• Given task:
Copy exactly the lines that run from the top of the listing to the line containing "from matplotlib.patches import FancyBboxPatch", both ends included, and omit the pictures.

══ Provided material

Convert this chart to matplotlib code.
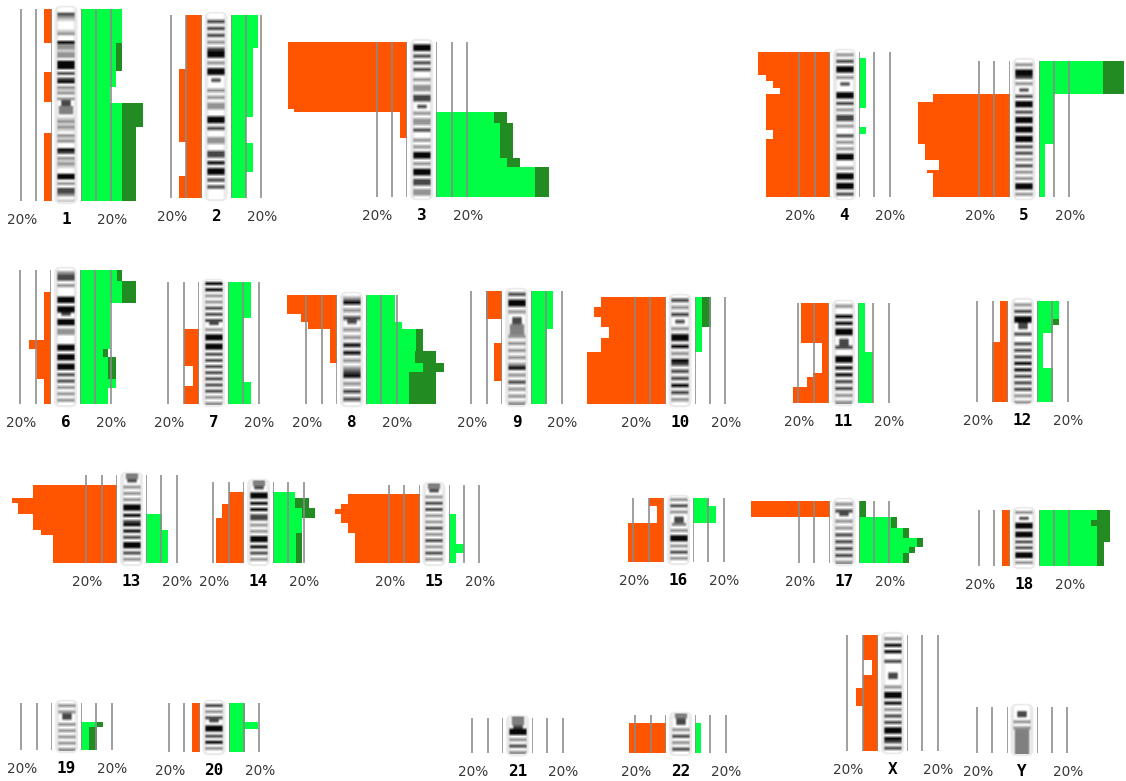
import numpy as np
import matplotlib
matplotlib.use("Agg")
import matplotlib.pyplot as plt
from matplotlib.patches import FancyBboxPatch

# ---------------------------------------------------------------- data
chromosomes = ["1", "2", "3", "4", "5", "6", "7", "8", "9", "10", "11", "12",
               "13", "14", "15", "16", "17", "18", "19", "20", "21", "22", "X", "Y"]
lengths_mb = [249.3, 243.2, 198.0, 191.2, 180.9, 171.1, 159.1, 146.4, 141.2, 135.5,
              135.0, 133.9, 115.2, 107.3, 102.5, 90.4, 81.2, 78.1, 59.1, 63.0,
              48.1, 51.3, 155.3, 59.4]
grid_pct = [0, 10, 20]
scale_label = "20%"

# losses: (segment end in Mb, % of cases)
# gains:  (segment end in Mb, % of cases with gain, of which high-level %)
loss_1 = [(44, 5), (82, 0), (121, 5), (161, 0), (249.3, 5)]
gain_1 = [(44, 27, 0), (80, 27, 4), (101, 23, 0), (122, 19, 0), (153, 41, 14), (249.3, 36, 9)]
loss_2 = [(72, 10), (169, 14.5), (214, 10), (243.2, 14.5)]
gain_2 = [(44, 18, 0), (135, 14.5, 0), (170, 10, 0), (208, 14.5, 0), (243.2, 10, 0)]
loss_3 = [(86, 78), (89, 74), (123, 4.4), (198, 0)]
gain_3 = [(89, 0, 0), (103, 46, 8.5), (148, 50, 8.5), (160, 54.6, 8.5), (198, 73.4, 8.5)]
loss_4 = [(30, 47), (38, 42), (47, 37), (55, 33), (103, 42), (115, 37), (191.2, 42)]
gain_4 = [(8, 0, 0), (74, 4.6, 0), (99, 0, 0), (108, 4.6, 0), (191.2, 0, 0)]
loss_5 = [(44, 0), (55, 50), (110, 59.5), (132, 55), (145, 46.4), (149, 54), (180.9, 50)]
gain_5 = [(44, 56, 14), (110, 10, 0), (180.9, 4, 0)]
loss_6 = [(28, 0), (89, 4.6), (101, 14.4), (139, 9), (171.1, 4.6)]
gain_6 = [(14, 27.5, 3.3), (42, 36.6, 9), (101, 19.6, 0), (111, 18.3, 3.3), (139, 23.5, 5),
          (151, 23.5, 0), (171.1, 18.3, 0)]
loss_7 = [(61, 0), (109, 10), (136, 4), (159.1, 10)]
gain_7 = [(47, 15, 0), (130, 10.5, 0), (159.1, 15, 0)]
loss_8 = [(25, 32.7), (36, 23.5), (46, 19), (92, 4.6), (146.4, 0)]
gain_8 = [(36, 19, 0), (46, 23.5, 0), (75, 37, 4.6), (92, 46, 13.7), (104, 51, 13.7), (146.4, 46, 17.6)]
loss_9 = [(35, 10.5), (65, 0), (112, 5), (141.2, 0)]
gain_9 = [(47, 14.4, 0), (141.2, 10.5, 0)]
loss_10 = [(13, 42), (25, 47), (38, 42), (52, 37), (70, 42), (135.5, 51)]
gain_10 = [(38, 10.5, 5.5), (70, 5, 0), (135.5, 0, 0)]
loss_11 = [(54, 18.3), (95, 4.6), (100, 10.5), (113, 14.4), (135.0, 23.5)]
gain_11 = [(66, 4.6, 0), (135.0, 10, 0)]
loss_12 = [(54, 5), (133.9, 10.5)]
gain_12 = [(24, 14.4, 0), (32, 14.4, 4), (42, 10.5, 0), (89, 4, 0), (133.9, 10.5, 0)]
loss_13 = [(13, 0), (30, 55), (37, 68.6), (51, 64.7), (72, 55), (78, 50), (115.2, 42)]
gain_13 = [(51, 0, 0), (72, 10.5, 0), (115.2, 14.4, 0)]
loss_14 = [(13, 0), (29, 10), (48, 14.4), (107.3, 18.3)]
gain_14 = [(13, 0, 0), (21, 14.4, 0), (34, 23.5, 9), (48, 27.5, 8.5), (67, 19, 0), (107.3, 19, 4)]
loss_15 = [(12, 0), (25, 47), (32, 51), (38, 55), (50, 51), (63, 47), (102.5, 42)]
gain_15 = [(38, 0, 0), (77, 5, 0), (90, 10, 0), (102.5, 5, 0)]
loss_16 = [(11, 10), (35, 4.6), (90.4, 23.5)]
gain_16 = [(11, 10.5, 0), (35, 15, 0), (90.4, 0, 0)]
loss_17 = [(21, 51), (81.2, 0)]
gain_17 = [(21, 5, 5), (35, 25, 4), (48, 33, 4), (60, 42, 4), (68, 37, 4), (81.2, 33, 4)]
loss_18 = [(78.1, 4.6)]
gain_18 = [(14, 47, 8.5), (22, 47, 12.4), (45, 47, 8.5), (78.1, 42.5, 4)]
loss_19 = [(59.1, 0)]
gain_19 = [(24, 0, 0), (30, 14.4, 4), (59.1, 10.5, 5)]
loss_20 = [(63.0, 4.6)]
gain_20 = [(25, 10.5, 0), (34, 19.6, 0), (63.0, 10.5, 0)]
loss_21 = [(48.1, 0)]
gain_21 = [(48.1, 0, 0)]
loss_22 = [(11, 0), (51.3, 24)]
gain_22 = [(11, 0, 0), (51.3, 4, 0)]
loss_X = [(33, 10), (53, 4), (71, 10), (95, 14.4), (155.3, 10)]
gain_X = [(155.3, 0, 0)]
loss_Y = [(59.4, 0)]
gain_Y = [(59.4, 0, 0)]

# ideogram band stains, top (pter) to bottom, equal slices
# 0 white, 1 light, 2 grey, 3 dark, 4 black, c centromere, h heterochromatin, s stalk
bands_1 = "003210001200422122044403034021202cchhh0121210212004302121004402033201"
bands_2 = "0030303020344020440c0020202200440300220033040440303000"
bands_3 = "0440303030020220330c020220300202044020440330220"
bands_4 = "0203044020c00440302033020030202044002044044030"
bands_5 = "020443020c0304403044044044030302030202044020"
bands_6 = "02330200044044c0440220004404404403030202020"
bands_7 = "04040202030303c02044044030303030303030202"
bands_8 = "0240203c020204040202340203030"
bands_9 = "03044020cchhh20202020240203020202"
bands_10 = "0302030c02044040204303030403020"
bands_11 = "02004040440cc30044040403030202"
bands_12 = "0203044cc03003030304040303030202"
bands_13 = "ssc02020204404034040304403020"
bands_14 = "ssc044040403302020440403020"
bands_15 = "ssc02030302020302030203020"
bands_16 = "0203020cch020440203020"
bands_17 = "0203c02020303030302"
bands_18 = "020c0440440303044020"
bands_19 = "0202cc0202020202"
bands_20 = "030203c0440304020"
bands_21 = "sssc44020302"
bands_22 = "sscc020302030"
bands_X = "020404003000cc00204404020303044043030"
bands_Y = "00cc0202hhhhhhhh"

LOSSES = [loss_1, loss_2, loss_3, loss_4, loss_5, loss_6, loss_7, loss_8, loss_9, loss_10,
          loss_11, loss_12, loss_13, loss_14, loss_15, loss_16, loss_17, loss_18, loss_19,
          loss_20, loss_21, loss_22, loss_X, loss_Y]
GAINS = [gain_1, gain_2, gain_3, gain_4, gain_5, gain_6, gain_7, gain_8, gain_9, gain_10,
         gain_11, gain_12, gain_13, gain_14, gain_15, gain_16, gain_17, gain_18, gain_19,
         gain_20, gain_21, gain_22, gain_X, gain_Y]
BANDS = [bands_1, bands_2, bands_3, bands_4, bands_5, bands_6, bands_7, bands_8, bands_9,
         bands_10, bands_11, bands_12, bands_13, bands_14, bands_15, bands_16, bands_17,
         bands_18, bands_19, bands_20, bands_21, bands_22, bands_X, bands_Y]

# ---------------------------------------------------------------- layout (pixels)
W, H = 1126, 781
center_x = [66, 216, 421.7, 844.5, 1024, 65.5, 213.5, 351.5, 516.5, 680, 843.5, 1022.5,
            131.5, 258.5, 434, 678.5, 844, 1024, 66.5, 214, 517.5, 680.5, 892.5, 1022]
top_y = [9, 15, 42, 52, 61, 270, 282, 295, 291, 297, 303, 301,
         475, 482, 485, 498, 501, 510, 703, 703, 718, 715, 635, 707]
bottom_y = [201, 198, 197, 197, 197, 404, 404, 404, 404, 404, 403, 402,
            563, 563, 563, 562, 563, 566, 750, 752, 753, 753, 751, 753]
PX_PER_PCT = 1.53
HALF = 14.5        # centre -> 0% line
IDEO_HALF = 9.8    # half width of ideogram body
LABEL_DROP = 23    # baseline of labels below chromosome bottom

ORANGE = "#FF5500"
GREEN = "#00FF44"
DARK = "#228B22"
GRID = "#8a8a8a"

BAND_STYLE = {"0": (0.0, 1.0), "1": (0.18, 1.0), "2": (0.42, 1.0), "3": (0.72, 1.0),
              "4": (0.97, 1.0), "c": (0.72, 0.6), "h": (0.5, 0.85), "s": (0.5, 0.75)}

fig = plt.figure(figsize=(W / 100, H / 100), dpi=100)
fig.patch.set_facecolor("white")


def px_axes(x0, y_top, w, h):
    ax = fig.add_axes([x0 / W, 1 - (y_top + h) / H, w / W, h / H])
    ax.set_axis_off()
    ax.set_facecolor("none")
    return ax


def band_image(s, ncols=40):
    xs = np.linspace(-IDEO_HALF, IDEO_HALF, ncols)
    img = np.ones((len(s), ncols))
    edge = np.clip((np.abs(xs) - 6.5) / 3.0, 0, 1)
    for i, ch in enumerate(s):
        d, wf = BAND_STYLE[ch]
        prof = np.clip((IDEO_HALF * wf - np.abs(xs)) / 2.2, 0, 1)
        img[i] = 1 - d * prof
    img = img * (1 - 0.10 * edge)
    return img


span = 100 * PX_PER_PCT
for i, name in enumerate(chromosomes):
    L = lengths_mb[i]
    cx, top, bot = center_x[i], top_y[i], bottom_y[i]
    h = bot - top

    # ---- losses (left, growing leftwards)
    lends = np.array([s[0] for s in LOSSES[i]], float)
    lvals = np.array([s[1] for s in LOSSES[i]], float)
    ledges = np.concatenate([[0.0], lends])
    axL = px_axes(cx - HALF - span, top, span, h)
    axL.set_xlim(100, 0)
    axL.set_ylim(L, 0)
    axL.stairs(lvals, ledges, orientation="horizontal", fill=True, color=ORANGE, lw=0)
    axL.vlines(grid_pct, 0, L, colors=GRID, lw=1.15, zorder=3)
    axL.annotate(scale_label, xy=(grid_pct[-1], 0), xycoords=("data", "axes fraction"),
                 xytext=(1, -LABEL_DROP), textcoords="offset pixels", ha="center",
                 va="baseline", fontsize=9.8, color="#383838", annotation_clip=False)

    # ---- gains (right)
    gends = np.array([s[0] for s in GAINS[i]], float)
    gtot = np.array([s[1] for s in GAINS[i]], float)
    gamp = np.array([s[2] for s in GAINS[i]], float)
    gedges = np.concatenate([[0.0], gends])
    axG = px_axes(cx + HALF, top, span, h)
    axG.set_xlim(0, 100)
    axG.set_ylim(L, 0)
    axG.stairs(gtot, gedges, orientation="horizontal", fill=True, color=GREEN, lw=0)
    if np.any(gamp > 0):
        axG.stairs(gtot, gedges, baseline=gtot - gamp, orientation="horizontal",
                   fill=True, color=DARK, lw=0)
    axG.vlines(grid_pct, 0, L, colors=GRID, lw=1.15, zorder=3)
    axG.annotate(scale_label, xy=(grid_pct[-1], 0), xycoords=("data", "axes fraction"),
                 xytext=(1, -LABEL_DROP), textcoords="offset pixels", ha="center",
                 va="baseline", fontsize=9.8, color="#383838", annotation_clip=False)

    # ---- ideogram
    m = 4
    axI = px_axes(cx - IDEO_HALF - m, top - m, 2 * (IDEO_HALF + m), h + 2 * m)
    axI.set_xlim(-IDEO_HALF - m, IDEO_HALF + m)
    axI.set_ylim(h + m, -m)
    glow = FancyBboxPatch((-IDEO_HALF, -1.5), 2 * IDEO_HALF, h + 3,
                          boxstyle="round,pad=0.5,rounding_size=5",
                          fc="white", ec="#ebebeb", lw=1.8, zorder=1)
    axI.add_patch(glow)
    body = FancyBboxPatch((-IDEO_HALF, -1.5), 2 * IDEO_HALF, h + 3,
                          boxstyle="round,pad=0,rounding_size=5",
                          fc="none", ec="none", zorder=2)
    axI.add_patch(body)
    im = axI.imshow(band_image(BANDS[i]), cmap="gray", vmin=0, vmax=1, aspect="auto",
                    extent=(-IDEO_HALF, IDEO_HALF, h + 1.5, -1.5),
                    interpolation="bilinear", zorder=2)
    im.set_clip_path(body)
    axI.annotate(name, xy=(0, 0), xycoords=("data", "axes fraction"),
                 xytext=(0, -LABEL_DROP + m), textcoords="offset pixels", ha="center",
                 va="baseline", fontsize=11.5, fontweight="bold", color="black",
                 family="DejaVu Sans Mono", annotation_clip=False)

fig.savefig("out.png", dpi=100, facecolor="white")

════

• Expected answer:
Convert this chart to matplotlib code.
import numpy as np
import matplotlib
matplotlib.use("Agg")
import matplotlib.pyplot as plt
from matplotlib.patches import FancyBboxPatch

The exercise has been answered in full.